● **Instructions to follow**
Which lines hold the word "script"? Copy each one.

● **Listed records**
<<<<

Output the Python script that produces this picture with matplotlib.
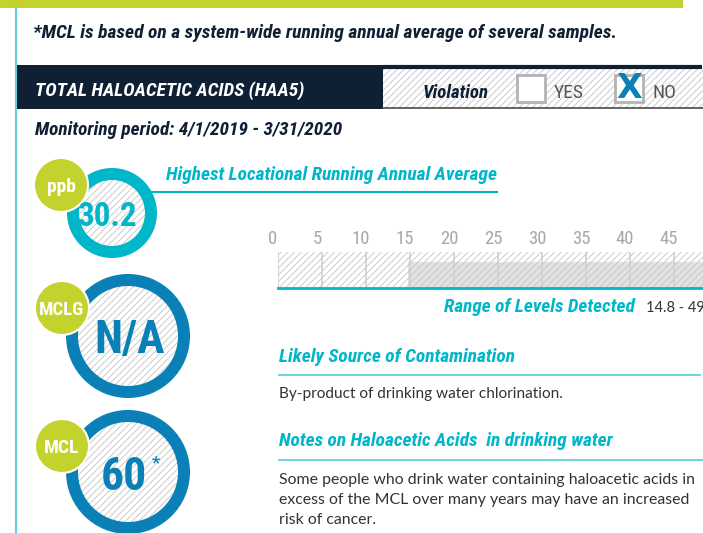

>>>>
<<<<

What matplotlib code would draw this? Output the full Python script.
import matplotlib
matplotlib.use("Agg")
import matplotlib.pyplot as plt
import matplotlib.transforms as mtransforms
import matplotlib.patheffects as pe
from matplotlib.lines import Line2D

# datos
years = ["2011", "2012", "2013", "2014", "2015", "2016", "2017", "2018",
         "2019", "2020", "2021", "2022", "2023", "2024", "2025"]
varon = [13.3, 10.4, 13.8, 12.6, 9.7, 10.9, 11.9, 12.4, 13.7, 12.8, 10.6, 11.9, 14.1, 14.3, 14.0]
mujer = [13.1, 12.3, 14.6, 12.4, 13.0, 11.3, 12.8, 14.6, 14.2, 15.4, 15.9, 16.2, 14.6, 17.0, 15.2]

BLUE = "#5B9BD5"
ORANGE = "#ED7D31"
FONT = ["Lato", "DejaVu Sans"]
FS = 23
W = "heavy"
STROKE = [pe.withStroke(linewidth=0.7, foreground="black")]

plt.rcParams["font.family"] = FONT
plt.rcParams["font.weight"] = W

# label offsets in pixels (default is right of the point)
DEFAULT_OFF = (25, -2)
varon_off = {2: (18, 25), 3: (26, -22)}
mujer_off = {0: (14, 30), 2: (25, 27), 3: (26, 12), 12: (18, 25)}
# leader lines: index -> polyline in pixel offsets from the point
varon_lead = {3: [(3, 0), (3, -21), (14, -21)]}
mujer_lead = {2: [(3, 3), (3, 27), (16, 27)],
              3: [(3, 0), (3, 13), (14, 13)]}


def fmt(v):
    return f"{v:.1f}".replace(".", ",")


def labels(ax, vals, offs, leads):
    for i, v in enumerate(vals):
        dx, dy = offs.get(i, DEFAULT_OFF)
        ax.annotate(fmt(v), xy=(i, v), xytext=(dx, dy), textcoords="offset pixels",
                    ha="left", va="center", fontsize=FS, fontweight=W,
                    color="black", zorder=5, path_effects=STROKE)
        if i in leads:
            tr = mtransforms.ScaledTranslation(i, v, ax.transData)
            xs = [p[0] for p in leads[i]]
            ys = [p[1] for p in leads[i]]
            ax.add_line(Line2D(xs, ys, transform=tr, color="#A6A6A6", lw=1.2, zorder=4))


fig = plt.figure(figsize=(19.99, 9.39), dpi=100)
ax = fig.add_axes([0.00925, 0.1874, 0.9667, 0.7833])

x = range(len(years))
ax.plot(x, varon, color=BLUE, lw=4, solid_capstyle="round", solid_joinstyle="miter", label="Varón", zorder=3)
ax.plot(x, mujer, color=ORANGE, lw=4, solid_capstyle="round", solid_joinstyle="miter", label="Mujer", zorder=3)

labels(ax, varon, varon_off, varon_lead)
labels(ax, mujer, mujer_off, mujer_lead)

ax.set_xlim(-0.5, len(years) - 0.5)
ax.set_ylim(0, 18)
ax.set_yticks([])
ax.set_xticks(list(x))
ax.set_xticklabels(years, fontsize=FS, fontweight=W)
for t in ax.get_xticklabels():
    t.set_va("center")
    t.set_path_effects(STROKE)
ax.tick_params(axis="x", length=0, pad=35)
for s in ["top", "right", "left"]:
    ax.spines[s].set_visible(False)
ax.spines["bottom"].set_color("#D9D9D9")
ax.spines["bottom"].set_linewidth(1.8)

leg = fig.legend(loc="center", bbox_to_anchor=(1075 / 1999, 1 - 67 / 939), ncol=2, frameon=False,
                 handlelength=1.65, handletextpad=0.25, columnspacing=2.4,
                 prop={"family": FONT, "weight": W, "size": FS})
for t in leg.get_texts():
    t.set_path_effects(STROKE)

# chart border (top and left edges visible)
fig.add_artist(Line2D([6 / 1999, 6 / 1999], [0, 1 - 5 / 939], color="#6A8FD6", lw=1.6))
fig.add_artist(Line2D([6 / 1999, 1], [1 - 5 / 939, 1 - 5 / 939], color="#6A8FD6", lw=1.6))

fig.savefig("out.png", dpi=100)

>>>>

● **Exercise answer**
Output the Python script that produces this picture with matplotlib.
What matplotlib code would draw this? Output the full Python script.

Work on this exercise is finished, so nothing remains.